→ **WHAT THE TASK ASKS**: Everything from the line containing "Generate a component" through the line containing "const svgRef = useRef<SVGSVGElement>(null);" must be quoted exactly; everything else is left out.
::: GIVEN ENTRIES
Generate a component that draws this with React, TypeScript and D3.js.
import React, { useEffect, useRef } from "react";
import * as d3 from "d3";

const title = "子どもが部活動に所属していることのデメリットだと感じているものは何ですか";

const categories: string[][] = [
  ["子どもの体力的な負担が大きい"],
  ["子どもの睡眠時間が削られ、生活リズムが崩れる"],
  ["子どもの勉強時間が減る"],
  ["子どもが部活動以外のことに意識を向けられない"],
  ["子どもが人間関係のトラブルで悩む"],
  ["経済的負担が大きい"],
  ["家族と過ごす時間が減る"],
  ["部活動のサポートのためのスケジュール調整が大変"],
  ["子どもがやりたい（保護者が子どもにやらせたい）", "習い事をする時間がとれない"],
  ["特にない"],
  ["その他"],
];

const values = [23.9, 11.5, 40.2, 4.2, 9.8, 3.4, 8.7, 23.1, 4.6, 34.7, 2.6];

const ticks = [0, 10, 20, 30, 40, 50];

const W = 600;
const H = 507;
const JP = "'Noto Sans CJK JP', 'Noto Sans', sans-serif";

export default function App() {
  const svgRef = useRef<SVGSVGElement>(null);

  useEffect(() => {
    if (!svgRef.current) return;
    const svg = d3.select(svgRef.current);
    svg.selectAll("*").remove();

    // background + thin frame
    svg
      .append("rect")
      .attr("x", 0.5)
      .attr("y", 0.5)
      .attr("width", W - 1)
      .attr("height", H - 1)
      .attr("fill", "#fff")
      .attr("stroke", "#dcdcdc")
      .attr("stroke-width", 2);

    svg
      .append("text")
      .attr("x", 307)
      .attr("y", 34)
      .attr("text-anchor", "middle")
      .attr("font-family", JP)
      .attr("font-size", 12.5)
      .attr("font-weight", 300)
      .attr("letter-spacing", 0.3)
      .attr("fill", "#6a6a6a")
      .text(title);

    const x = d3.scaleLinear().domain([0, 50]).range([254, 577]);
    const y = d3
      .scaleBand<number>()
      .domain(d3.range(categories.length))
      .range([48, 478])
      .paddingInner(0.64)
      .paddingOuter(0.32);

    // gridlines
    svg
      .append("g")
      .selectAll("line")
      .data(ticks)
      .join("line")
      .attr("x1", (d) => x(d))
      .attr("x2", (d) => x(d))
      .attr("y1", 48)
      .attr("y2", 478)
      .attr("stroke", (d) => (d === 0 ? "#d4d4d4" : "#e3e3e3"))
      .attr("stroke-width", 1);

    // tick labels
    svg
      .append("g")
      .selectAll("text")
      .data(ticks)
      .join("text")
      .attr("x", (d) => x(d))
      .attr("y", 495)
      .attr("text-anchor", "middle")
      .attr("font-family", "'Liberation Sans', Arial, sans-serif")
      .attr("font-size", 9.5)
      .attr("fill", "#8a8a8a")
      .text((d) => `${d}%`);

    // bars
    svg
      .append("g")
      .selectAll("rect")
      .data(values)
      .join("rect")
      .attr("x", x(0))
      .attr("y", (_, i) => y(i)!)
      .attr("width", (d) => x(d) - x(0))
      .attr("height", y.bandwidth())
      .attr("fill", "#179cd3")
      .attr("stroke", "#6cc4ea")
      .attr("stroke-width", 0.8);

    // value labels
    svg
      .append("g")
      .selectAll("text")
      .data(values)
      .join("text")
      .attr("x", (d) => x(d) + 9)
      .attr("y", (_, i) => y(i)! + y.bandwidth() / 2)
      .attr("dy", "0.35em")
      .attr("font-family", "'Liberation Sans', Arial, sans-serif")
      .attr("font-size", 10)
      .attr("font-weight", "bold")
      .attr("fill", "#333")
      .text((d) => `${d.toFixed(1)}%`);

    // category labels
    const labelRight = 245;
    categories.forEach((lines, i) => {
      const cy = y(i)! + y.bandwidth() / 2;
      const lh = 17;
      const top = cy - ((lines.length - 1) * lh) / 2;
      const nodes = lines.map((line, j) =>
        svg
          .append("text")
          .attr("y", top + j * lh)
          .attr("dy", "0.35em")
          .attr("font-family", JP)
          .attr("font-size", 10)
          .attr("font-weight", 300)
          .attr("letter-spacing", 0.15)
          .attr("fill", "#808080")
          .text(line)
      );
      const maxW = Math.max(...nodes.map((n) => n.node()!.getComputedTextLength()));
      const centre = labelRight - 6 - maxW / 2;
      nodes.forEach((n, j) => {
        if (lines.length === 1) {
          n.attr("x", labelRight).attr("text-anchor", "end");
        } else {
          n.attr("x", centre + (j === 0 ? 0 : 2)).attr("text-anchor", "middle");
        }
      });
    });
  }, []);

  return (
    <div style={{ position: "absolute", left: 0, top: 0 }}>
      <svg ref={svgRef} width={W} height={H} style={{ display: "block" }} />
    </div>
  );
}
::::::
::: GIVEN ENTRIES
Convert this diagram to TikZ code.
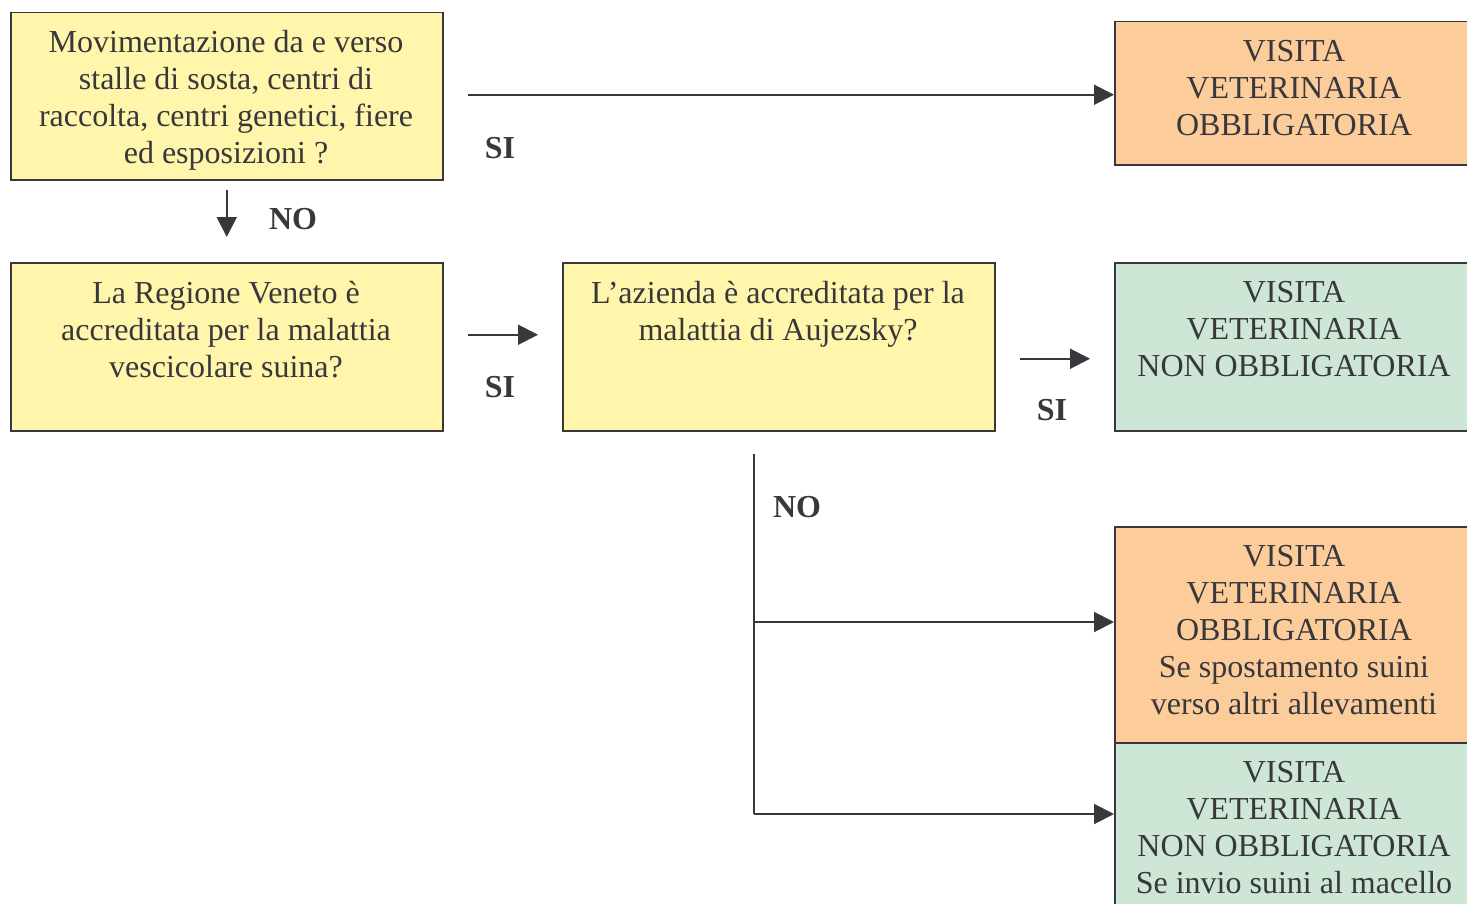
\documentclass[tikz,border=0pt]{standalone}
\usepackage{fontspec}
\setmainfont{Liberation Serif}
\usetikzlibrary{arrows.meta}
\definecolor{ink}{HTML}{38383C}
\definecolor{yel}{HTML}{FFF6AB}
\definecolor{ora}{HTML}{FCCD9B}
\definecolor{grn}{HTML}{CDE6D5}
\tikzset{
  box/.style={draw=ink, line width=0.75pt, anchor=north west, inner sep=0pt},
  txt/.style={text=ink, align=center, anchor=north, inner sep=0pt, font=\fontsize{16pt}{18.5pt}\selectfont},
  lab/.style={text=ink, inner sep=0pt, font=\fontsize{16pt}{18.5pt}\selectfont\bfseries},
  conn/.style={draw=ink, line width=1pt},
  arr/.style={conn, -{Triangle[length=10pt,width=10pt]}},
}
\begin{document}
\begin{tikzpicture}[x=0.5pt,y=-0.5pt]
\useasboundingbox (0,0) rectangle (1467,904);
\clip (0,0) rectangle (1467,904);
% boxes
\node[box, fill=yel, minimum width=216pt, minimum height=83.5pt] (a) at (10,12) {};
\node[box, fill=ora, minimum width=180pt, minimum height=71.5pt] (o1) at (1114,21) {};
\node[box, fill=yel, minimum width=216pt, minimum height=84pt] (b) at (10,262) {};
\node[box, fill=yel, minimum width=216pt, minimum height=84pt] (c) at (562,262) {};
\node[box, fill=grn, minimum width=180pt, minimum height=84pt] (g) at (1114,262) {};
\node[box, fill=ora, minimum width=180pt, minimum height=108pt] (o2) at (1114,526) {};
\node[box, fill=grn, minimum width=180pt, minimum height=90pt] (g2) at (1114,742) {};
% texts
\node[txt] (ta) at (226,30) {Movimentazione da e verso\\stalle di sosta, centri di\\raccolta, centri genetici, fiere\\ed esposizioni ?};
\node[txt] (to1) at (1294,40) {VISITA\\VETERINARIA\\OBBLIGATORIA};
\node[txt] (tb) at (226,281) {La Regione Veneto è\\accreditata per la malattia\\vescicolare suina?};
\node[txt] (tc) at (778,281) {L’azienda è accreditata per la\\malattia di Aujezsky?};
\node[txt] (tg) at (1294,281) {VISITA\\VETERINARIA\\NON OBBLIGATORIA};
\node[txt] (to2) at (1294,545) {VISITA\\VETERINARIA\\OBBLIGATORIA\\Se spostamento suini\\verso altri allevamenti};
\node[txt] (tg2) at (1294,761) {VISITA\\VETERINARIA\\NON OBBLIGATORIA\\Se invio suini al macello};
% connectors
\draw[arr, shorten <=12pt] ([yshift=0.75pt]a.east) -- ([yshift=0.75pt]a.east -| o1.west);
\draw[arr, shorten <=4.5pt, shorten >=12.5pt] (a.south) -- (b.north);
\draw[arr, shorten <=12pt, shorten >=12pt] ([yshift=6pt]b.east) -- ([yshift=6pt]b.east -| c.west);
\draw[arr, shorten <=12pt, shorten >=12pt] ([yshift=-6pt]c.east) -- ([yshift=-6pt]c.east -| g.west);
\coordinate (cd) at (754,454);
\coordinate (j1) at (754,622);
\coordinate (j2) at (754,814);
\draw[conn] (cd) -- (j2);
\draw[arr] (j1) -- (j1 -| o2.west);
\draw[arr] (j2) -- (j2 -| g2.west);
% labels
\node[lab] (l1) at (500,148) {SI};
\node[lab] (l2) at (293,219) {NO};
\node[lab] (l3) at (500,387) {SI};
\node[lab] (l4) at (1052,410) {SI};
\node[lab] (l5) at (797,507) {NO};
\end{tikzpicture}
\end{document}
::::::
→ **COMPLETE ANSWER**:
Generate a component that draws this with React, TypeScript and D3.js.
import React, { useEffect, useRef } from "react";
import * as d3 from "d3";

const title = "子どもが部活動に所属していることのデメリットだと感じているものは何ですか";

const categories: string[][] = [
  ["子どもの体力的な負担が大きい"],
  ["子どもの睡眠時間が削られ、生活リズムが崩れる"],
  ["子どもの勉強時間が減る"],
  ["子どもが部活動以外のことに意識を向けられない"],
  ["子どもが人間関係のトラブルで悩む"],
  ["経済的負担が大きい"],
  ["家族と過ごす時間が減る"],
  ["部活動のサポートのためのスケジュール調整が大変"],
  ["子どもがやりたい（保護者が子どもにやらせたい）", "習い事をする時間がとれない"],
  ["特にない"],
  ["その他"],
];

const values = [23.9, 11.5, 40.2, 4.2, 9.8, 3.4, 8.7, 23.1, 4.6, 34.7, 2.6];

const ticks = [0, 10, 20, 30, 40, 50];

const W = 600;
const H = 507;
const JP = "'Noto Sans CJK JP', 'Noto Sans', sans-serif";

export default function App() {
  const svgRef = useRef<SVGSVGElement>(null);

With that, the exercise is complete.